What to produce:
Nothing after the line with "import plotly.graph_objects as go" belongs in the copy; extract the lines below from the top through that line, pictures left out.

Data:
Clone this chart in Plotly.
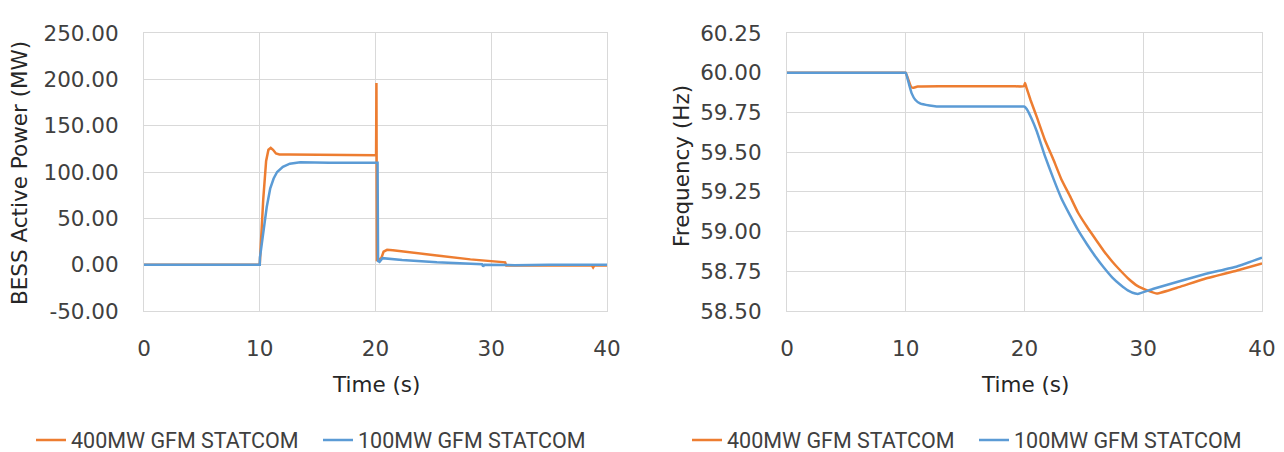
import plotly.graph_objects as go

# ---------------- data ----------------
# Left: BESS active power (MW)
t_p400 = [0, 10.0, 10.05, 10.3, 10.55, 10.75, 10.95, 11.15, 11.4, 11.7, 12.5, 15, 18, 20.05,
          20.08, 20.12, 20.2, 20.5, 20.7, 21.0, 21.5, 23.0, 25.3, 28.2, 31.2, 31.3, 35, 38.7,
          38.8, 38.9, 40]
p400 = [0, 0, 12, 70, 112, 124, 126, 124, 120, 119, 119, 118.5, 118.5, 118,
        196, 5, 5, 7, 14, 16, 15.5, 13.5, 10, 5.7, 2.5, -1, -1, -1,
        -3, -1, -1]

t_p100 = [0, 10.0, 10.02, 10.3, 10.6, 10.9, 11.2, 11.5, 12.0, 12.6, 13.5, 16, 20.1, 20.18,
          20.22, 20.35, 20.6, 22.3, 25.3, 28.0, 29.2, 29.3, 29.4, 32, 35, 40]
p100 = [0, 0, 8, 35, 62, 82, 93, 100, 105.5, 109, 110.5, 110, 109.5, 110,
        4, 3, 7, 5, 2.5, 1, 0.5, -2, 0, -0.5, 0, 0]

# Right: frequency (Hz)
t_f400 = [0, 3, 6, 9, 9.9, 10, 10.2, 10.45, 10.6, 11, 13, 15, 17, 19, 19.95, 20.05, 20.15, 20.5,
          21.04, 21.7, 22.45, 23.1, 23.85, 24.5, 25.26, 26.0, 26.66, 27.4, 28.07, 28.8, 29.47,
          30.5, 31.15, 33, 35.07, 37.9, 40]
f400 = [60, 60, 60, 60, 60, 60, 59.96, 59.91, 59.905, 59.913, 59.915, 59.915, 59.915, 59.915,
        59.915, 59.935, 59.91, 59.83, 59.72, 59.58, 59.45, 59.33, 59.22, 59.12, 59.03, 58.95,
        58.88, 58.81, 58.755, 58.70, 58.66, 58.625, 58.61, 58.65, 58.70, 58.755, 58.80]

t_f100 = [0, 3, 6, 9, 9.9, 10, 10.3, 10.5, 10.8, 11.2, 12, 12.6, 14, 16, 18, 19.9, 20, 20.2,
          20.6, 21.04, 21.7, 22.45, 23.1, 23.85, 24.5, 25.26, 26.0, 26.66, 27.4, 28.07, 28.7,
          29.33, 29.6, 30.87, 35.07, 37.9, 40]
f100 = [60, 60, 60, 60, 60, 60, 59.92, 59.87, 59.83, 59.807, 59.793, 59.787, 59.787, 59.787,
        59.787, 59.787, 59.787, 59.77, 59.71, 59.63, 59.48, 59.33, 59.21, 59.10, 59.01, 58.92,
        58.84, 58.775, 58.71, 58.665, 58.63, 58.61, 58.608, 58.64, 58.73, 58.78, 58.835]

x_ticks = [0, 10, 20, 30, 40]
p_ticks = [-50, 0, 50, 100, 150, 200, 250]
f_ticks = [58.50, 58.75, 59.00, 59.25, 59.50, 59.75, 60.00, 60.25]

names = ["400MW GFM STATCOM", "100MW GFM STATCOM"]
colors = ["#ED7D31", "#5B9BD5"]

# ---------------- figure ----------------
W, H = 1284, 452
FONT = "DejaVu Sans"
LEGFONT = "Roboto"
TICKC = "#404040"
TITLEC = "#262626"
GRID = "#D9D9D9"

fig = go.Figure()
fig.add_trace(go.Scatter(x=t_p400, y=p400, mode="lines", name=names[0],
                         line=dict(color=colors[0], width=2.5), xaxis="x", yaxis="y", legend="legend"))
fig.add_trace(go.Scatter(x=t_p100, y=p100, mode="lines", name=names[1],
                         line=dict(color=colors[1], width=2.5), xaxis="x", yaxis="y", legend="legend"))
fig.add_trace(go.Scatter(x=t_f400, y=f400, mode="lines", name=names[0],
                         line=dict(color=colors[0], width=2.5, shape="spline", smoothing=0.4),
                         xaxis="x2", yaxis="y2", legend="legend2"))
fig.add_trace(go.Scatter(x=t_f100, y=f100, mode="lines", name=names[1],
                         line=dict(color=colors[1], width=2.5, shape="spline", smoothing=0.4),
                         xaxis="x2", yaxis="y2", legend="legend2"))

def px_x(p):
    return p / W

def px_y(p):
    return 1 - p / H

top, bot = 33, 311
common_x = dict(range=[0, 40], tickvals=x_ticks, ticktext=[str(v) for v in x_ticks],
                showgrid=True, gridcolor=GRID, gridwidth=1, zeroline=False,
                showline=True, linecolor=GRID, linewidth=1, mirror=True,
                ticks="outside", ticklen=18, tickcolor="rgba(0,0,0,0)",
                tickfont=dict(family=FONT, size=21.5, color=TICKC), fixedrange=True)
common_y = dict(showgrid=True, gridcolor=GRID, gridwidth=1, zeroline=False,
                showline=True, linecolor=GRID, linewidth=1, mirror=True,
                ticks="outside", ticklen=20, tickcolor="rgba(0,0,0,0)",
                tickfont=dict(family=FONT, size=21.5, color=TICKC), fixedrange=True)

leg_common = dict(orientation="h", yanchor="middle",
                  font=dict(family=LEGFONT, size=21.5, color=TICKC),
                  entrywidth=242, entrywidthmode="pixels", bgcolor="rgba(0,0,0,0)", borderwidth=0,
                  itemclick=False, itemdoubleclick=False)

fig.update_layout(
    width=W, height=H,
    margin=dict(l=0, r=0, t=0, b=0, autoexpand=False),
    paper_bgcolor="white", plot_bgcolor="white",
    xaxis=dict(domain=[px_x(144), px_x(607)], anchor="y", **common_x),
    yaxis=dict(domain=[px_y(bot), px_y(top)], anchor="x", range=[-50, 250], tickvals=p_ticks,
               ticktext=[f"{v:.2f}" for v in p_ticks], **common_y),
    xaxis2=dict(domain=[px_x(787), px_x(1262)], anchor="y2", **common_x),
    yaxis2=dict(domain=[px_y(bot), px_y(top)], anchor="x2", range=[58.5, 60.25], tickvals=f_ticks,
                ticktext=[f"{v:.2f}" for v in f_ticks], **common_y),
    legend=dict(x=px_x(31), xanchor="left", y=px_y(440), **leg_common),
    legend2=dict(x=px_x(687), xanchor="left", y=px_y(440), **leg_common),
    showlegend=True,
)

title_font = dict(family=FONT, size=21.5, color=TITLEC)
annotations = [
    dict(text="Time (s)", x=(px_x(144) + px_x(607)) / 2, y=px_y(384), xref="paper", yref="paper",
         showarrow=False, font=title_font, xanchor="center", yanchor="middle"),
    dict(text="Time (s)", x=(px_x(787) + px_x(1262)) / 2, y=px_y(384), xref="paper", yref="paper",
         showarrow=False, font=title_font, xanchor="center", yanchor="middle"),
    dict(text="BESS Active Power (MW)", x=px_x(19), y=px_y(173), xref="paper", yref="paper",
         showarrow=False, font=title_font, textangle=-90, xanchor="center", yanchor="middle"),
    dict(text="Frequency (Hz)", x=px_x(681), y=px_y(166), xref="paper", yref="paper",
         showarrow=False, font=title_font, textangle=-90, xanchor="center", yanchor="middle"),
]
fig.update_layout(annotations=annotations)

fig.write_html("out.html", config={"displayModeBar": False})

Expected output:
Clone this chart in Plotly.
import plotly.graph_objects as go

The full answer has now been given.